One of his first words (if not the first (I told you I should have started this earlier, I am already forgetting specifics)) was “tessék” (it’s a Hungarian word that you can use to mean “there you go” ie. when you are giving something to someone, or it can be used to mean “here you are” for example the stall holders in the market use it to call in customers). Ernest uses it when playing these games of passing items back and forth to mean “there you go” or “can I have that now?” or “thank you”. The other day though because I was responding to his handing me things with “thank you” he started to use “tes-you” with me.

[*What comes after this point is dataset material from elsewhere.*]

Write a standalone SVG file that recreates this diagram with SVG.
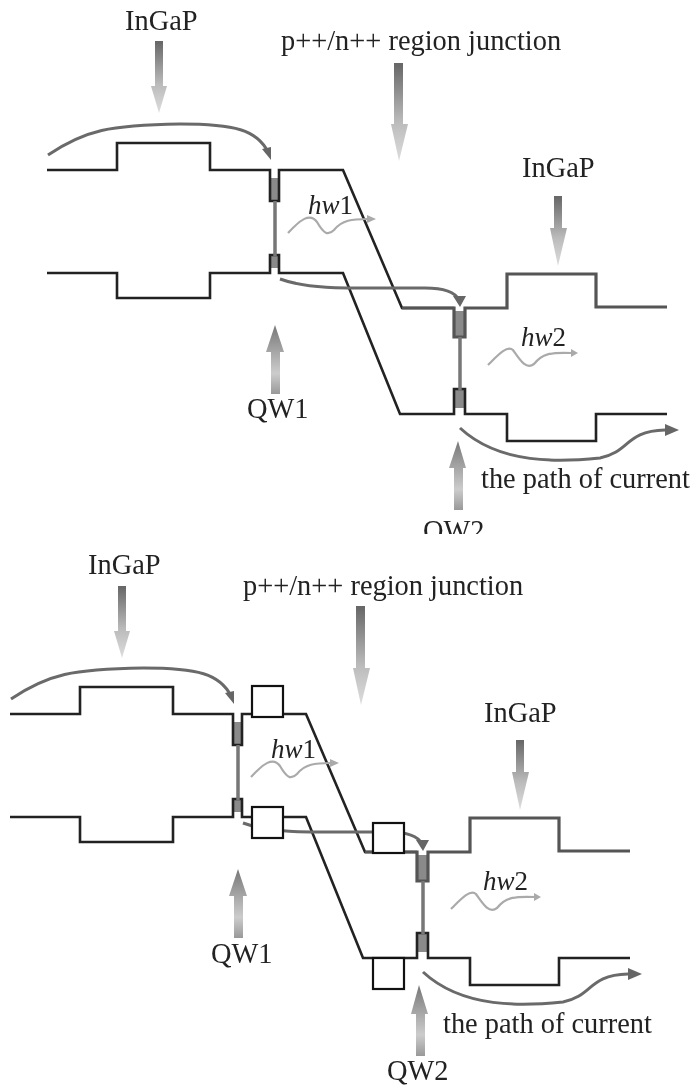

“Tessék” (or tes-you) only means “can I have that?” in the context of these games though, in other circumstances he says “dub-a-day” (now is where it would be useful to have stuck with the phonetic transcription classes (if any linguist friends want to help out with this project skype me or something)), that is unless what he wants is a fruit or vegetable when he uses “mbukka-mbukka”, which we suspect stems from uborka and paprika (cucumber and pepper in Hungarian in case you couldn’t guess).

I have also recently noticed him starting to differentiate between “bye bye”, “pá pá” and “hej hej”, he hasn’t completely figured out who to use which one with and when but clearly knows they are the same/same but different.

This is of course not the full extent of his vocabulary (more an introduction) but this (I hope) will be an ongoing project.


HELP: Does any one have access to “The International Journal of Bilingualism” from 1997? There is an article I would really like to read, “Language Contact in Bilingual Two-Year-Olds and Code-Switching: Language Encounters of a Different Kind?” ,but the subscription through Oulu University only goes back as far as 2003.

This post has been included in September's Blogging Carnival on Bilingualism, please check out the other articles on the carnival list.


Katie said...

I actually find this really interesting - I was an au pair one summer for two kids who were being brought up bilingual, and I got really interested in that sort of thing then. I read a few articles (mostly about Turkish-German bilingualism), and I remember one talking about Turkish children who start kindergarten having spoken only Turkish at home and having no knowledge of German at all. They would pick up German fairly quickly once in the group, but despite not understanding it initially, they would then not realise that it was a completely different language, and when their parents came to pick them up and asked in Turkish how kindergarten was, they would often respond in German (and since many Turkish women in Germany can't actually understand much German, this must have been quite difficult for the mothers!). The 3 year old I cared for had a really good grasp of both English and German, but he would mix up words occasionally and also sometimes use German word order in English sentences. I think children's language development is really fascinating, and am looking forward to hearing more about your experiences!

Anonymous said...

He he. The lack of distinction between mama and papa happened in our house too - we were the mamapapas or, sometimes, the papamamas.

I was wondering the other day if I should be recording my new baby's babble. I understand it's different for different languages and I wondered if a bilingual child's babble would show it. I was too late for my eldest, but I have a smaller one now. Of course, then I;d have to find some monolingual children to compare with, so perhaps a bit too much effort.

Sarah @ Baby Bilingual said...

I'm very glad that I kept track of my son's utterances in both languages (until it got unwieldy after his spoken languages exploded sometime between two and three). The linguistics nerd in me really had fun figuring out what he meant and analyzing how he was using what words in which language in which way.

You probably know this already--but Grosjean published a new book on bilingualism last year. What did you think of his original one?